**Request**
Exactly and only the lines from the one containing "Rebuild this chart" through the one containing "const classes = ['OBJECT', 'DATE', 'STRING', 'QUANTITY'];" belong in your copy. Pictures do not.

**Input rows**
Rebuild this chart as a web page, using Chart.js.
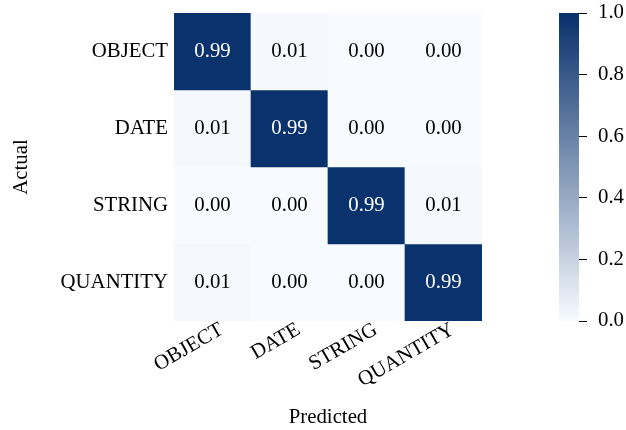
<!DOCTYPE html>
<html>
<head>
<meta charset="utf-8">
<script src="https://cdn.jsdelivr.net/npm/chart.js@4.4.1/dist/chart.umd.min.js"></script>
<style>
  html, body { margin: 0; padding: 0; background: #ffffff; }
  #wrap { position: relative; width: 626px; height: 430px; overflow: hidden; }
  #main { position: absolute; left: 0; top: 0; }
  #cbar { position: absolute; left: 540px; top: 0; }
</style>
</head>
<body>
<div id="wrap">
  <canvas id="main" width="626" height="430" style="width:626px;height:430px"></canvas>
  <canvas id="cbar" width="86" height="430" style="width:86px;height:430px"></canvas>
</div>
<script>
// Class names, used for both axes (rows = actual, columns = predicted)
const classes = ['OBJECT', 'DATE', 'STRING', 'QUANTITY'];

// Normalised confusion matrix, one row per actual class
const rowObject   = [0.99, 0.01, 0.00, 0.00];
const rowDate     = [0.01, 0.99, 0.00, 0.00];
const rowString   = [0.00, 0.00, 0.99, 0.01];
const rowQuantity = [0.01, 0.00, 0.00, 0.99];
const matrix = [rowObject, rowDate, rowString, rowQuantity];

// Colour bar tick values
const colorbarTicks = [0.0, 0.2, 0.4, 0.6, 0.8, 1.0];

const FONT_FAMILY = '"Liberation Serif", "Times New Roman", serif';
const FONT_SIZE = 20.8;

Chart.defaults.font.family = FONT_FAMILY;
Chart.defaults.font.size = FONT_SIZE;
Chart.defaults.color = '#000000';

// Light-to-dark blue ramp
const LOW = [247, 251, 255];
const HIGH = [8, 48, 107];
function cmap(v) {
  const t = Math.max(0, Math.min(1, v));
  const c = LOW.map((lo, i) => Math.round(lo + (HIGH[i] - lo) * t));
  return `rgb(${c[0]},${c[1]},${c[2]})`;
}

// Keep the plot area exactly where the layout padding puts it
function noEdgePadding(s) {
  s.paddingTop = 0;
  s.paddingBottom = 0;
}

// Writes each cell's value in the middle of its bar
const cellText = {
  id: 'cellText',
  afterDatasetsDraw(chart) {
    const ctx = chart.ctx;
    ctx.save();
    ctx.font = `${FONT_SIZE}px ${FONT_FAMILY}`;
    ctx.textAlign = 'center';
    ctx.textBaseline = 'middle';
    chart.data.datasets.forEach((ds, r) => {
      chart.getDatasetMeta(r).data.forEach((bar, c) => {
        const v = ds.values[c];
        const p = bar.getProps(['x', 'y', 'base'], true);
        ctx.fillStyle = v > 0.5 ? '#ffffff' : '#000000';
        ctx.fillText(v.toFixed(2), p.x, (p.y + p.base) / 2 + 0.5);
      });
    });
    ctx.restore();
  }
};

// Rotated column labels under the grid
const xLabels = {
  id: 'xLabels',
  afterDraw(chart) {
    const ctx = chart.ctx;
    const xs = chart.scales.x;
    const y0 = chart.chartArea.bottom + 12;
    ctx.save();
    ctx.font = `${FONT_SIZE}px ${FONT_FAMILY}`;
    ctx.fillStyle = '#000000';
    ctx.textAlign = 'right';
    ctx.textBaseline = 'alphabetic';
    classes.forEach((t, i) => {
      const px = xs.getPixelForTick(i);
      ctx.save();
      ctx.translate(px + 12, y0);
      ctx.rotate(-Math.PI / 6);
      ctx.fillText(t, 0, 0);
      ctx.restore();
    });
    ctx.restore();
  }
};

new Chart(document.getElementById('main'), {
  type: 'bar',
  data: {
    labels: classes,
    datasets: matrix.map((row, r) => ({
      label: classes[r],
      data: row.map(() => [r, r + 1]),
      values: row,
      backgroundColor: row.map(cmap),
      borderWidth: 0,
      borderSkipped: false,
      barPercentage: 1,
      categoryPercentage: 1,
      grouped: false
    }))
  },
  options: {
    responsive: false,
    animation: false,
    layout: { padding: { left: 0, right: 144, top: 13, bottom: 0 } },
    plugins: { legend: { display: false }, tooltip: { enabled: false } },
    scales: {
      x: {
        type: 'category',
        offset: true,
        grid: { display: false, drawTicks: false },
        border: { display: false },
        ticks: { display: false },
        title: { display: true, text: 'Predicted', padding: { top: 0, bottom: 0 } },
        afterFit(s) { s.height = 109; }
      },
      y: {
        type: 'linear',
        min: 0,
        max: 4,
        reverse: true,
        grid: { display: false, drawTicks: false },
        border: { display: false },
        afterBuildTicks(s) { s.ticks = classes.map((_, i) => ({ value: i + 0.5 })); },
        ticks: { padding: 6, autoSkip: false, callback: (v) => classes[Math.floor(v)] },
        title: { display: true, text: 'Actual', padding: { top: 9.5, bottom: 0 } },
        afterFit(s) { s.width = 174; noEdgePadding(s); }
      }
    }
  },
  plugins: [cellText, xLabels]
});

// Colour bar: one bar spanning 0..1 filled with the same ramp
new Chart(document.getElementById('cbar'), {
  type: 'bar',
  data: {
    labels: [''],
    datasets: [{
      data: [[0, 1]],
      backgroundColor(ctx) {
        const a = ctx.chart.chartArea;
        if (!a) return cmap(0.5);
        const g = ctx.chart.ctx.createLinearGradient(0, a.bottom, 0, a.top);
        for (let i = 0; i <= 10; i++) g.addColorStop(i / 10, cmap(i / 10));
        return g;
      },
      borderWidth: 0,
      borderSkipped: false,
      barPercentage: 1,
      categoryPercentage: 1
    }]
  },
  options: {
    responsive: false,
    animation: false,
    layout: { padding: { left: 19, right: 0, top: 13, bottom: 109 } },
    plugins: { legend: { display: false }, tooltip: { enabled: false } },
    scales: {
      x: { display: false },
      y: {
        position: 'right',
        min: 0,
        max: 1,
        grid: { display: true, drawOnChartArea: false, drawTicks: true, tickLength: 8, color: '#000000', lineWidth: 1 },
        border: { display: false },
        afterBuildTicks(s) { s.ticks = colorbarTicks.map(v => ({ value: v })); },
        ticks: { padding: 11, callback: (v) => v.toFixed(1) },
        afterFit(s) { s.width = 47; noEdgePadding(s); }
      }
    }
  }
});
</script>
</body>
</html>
* * *
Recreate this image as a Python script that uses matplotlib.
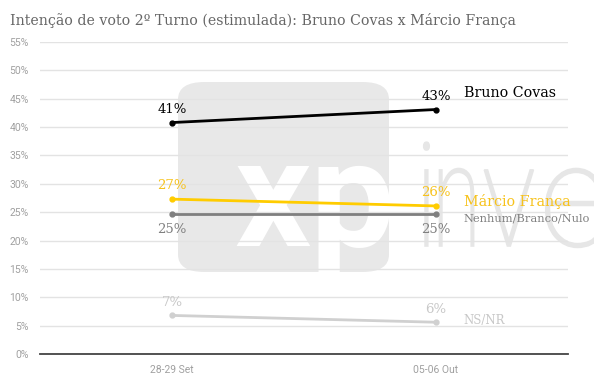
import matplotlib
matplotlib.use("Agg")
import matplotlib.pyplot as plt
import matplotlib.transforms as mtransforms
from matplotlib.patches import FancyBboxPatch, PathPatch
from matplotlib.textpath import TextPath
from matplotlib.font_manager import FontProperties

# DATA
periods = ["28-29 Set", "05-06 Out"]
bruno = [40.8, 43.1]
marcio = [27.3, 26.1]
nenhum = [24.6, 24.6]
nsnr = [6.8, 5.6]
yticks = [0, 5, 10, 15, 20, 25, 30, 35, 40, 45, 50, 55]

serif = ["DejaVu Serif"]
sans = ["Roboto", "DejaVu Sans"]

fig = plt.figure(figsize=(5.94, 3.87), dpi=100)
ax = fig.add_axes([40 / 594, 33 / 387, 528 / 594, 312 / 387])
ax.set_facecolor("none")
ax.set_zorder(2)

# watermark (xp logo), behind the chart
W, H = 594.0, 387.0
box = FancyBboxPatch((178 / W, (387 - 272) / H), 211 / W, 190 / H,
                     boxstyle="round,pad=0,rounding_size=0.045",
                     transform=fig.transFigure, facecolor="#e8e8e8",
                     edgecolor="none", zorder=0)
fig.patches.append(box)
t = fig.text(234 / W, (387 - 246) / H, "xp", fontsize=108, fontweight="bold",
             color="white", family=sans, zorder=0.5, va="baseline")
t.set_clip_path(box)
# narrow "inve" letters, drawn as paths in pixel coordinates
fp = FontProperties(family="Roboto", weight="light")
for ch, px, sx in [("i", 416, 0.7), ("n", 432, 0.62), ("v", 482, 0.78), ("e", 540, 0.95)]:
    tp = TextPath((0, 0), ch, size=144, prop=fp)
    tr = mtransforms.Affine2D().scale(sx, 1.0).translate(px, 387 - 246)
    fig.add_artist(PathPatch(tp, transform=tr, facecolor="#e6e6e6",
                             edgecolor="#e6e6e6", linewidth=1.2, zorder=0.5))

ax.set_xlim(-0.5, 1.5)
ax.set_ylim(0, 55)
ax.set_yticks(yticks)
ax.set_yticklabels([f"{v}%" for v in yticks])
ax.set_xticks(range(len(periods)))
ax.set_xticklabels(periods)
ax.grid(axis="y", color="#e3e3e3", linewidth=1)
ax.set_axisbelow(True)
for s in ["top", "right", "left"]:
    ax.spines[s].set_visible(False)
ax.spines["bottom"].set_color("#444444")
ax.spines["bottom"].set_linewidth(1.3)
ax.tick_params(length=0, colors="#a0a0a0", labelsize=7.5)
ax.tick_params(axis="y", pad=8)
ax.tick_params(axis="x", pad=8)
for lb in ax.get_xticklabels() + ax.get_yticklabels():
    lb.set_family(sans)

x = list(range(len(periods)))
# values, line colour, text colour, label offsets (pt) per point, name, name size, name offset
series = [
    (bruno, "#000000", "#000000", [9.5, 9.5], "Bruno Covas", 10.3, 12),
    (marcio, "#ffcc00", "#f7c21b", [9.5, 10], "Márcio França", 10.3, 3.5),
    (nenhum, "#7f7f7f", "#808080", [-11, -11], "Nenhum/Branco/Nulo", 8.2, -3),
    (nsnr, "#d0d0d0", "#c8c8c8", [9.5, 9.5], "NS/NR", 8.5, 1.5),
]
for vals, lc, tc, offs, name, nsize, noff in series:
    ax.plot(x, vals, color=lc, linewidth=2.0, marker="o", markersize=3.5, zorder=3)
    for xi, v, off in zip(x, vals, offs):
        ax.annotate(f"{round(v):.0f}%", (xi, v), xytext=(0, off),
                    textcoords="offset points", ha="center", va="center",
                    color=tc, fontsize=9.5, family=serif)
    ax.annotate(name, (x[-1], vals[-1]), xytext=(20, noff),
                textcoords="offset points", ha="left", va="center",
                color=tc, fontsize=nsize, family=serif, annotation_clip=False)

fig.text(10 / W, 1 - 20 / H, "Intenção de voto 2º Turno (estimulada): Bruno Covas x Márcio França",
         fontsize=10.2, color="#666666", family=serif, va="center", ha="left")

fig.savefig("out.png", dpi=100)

**Answer**
Rebuild this chart as a web page, using Chart.js.
<!DOCTYPE html>
<html>
<head>
<meta charset="utf-8">
<script src="https://cdn.jsdelivr.net/npm/chart.js@4.4.1/dist/chart.umd.min.js"></script>
<style>
  html, body { margin: 0; padding: 0; background: #ffffff; }
  #wrap { position: relative; width: 626px; height: 430px; overflow: hidden; }
  #main { position: absolute; left: 0; top: 0; }
  #cbar { position: absolute; left: 540px; top: 0; }
</style>
</head>
<body>
<div id="wrap">
  <canvas id="main" width="626" height="430" style="width:626px;height:430px"></canvas>
  <canvas id="cbar" width="86" height="430" style="width:86px;height:430px"></canvas>
</div>
<script>
// Class names, used for both axes (rows = actual, columns = predicted)
const classes = ['OBJECT', 'DATE', 'STRING', 'QUANTITY'];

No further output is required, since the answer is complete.